In der Budgetrede der Finanzministerin, die per definitionem das Gemeinsame des Regierungsbündnisses zum Inhalt hat, ist kein Platz für eine Attacke auf den eigenen Koalitionspartner. Auch dann nicht, wenn noch so viele Kameras die Rede live übertragen und Journalisten die Ränge im Parlament bevölkern. Und das Gleiche gilt für eine Broschüre des Verteidigungsministeriums zum Nationalfeiertag.
In Österreich gibt es kein Gespür dafür, dass es einen Unterschied zwischen einem öffentlichen Amt und den Interessen der eigenen Partei gibt. Die Partei sagt, "das ist unser Amt" - und so wird es dann auch regiert. Und wenn man das zur Sprache bringt, bekommt man als Rechtfertigung hingeworfen, dass es "die anderen" ja genauso handhaben. Stimmt ja auch, ändert aber nichts.

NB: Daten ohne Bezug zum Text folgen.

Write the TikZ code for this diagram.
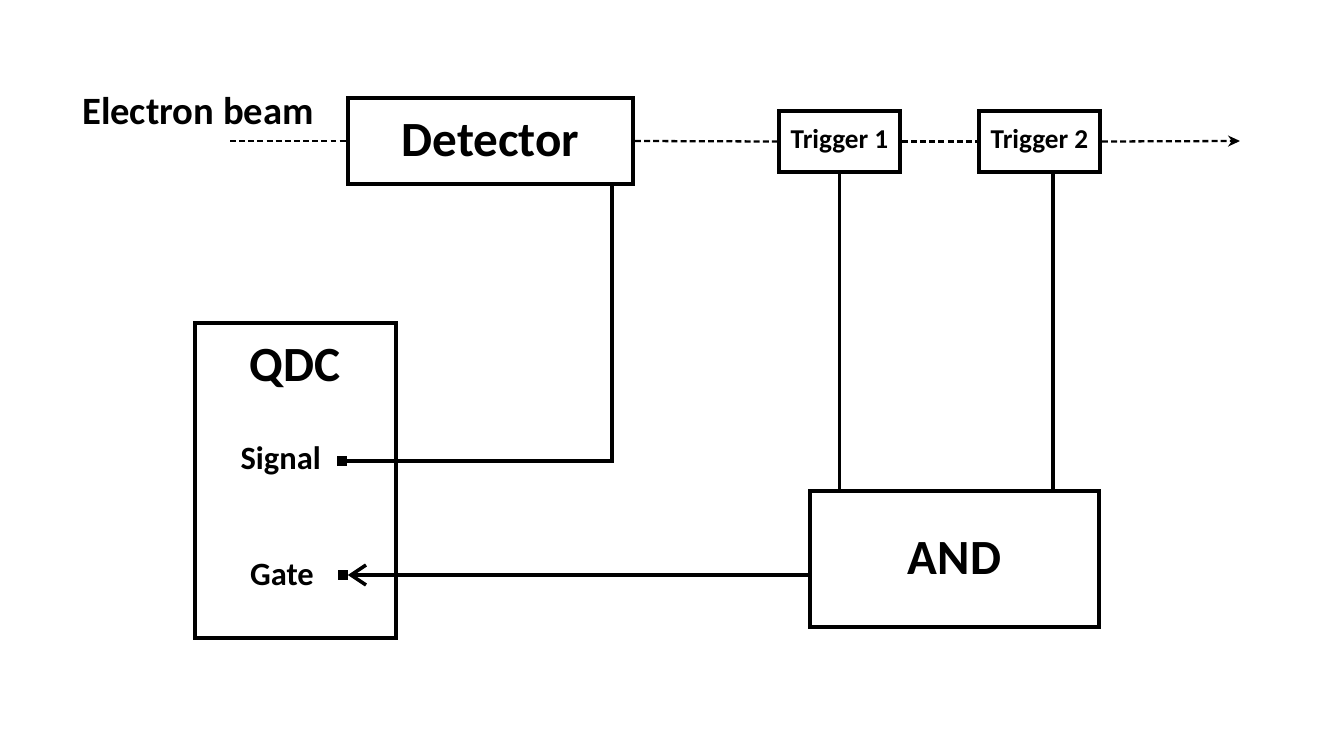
\documentclass[tikz,border=0pt]{standalone}
\usepackage{fontspec}
\setmainfont{Carlito}
\usetikzlibrary{arrows.meta}

\begin{document}
\begin{tikzpicture}[x=0.02cm, y=-0.02cm, font=\bfseries, box/.style={draw, line width=2.2pt, inner sep=0pt, align=center}, wire/.style={line width=2pt}, beam/.style={line width=1.3pt, dash pattern=on 3.4pt off 1.8pt}, port/.style={fill, inner sep=0pt, minimum size=0.2cm}]
\useasboundingbox (0,0) rectangle (1334,750);
\node[font=\fontsize{22}{26}\selectfont\bfseries] (label) at (198,111) {Electron beam};
\node[box, minimum width=5.7cm, minimum height=1.72cm, font=\fontsize{28}{33}\selectfont\bfseries] (det) at (490.5,141) {Detector};
\node[box, minimum width=2.42cm, minimum height=1.22cm, font=\fontsize{15.5}{19}\selectfont\bfseries] (trig1) at (839.5,141.5) {Trigger 1};
\node[box, minimum width=2.42cm, minimum height=1.22cm, font=\fontsize{15.5}{19}\selectfont\bfseries] (trig2) at (1039.5,141.5) {Trigger 2};
\node[box, minimum width=4.02cm, minimum height=6.3cm] (qdc) at (295.5,480.5) {};
\node[font=\fontsize{28}{33}\selectfont\bfseries] (qdctitle) at (295,368) {QDC};
\node[box, minimum width=5.78cm, minimum height=2.72cm, font=\fontsize{28}{33}\selectfont\bfseries] (and) at (954.5,559) {AND};
\node[port] (sig) at (341.5,461) {};
\node[port] (gate) at (342.5,575) {};
\node[anchor=east, font=\fontsize{18.5}{22}\selectfont\bfseries] (siglabel) at (327,461) {Signal};
\node[anchor=east, font=\fontsize{18.5}{22}\selectfont\bfseries] (gatelabel) at (320,575) {Gate};
\coordinate (beamin) at (230,141);
\coordinate (beamout) at (1240,141);
% beam line
\draw[beam] (beamin) -- (det.west);
\draw[beam] (det.east) -- (trig1.west);
\draw[beam] (trig1.east) -- (trig2.west);
\draw[beam, -{Stealth[length=0.24cm, width=0.22cm]}] (trig2.east) -- (beamout);
% signals
\draw[wire] ([xshift=-0.46cm]det.south east) |- (sig);
\draw[wire] (trig1.south) -- (trig1.south |- and.north);
\draw[wire] ([xshift=0.27cm]trig2.south) coordinate (t2) -- (t2 |- and.north);
\draw[wire, -{Straight Barb[length=0.3cm, width=0.4cm, line width=2pt]}] (and.west |- gate) -- (gate);
\end{tikzpicture}
\end{document}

Ja, Parteien sind das Rückgrat jeder Demokratie. Natürlich kann und soll auch kein gewählter Amtsträger seine politischen Überzeugungen quasi an der Garderobe ablegen. Aber kein öffentliches Amt dieser Republik darf zum verlängerten Arm einer Partei herabwürdigt werden, und zwar egal welcher. Was verwundert, ist, dass dieses an sich recht simple Amtsverständnis so schwer durchzusetzen ist.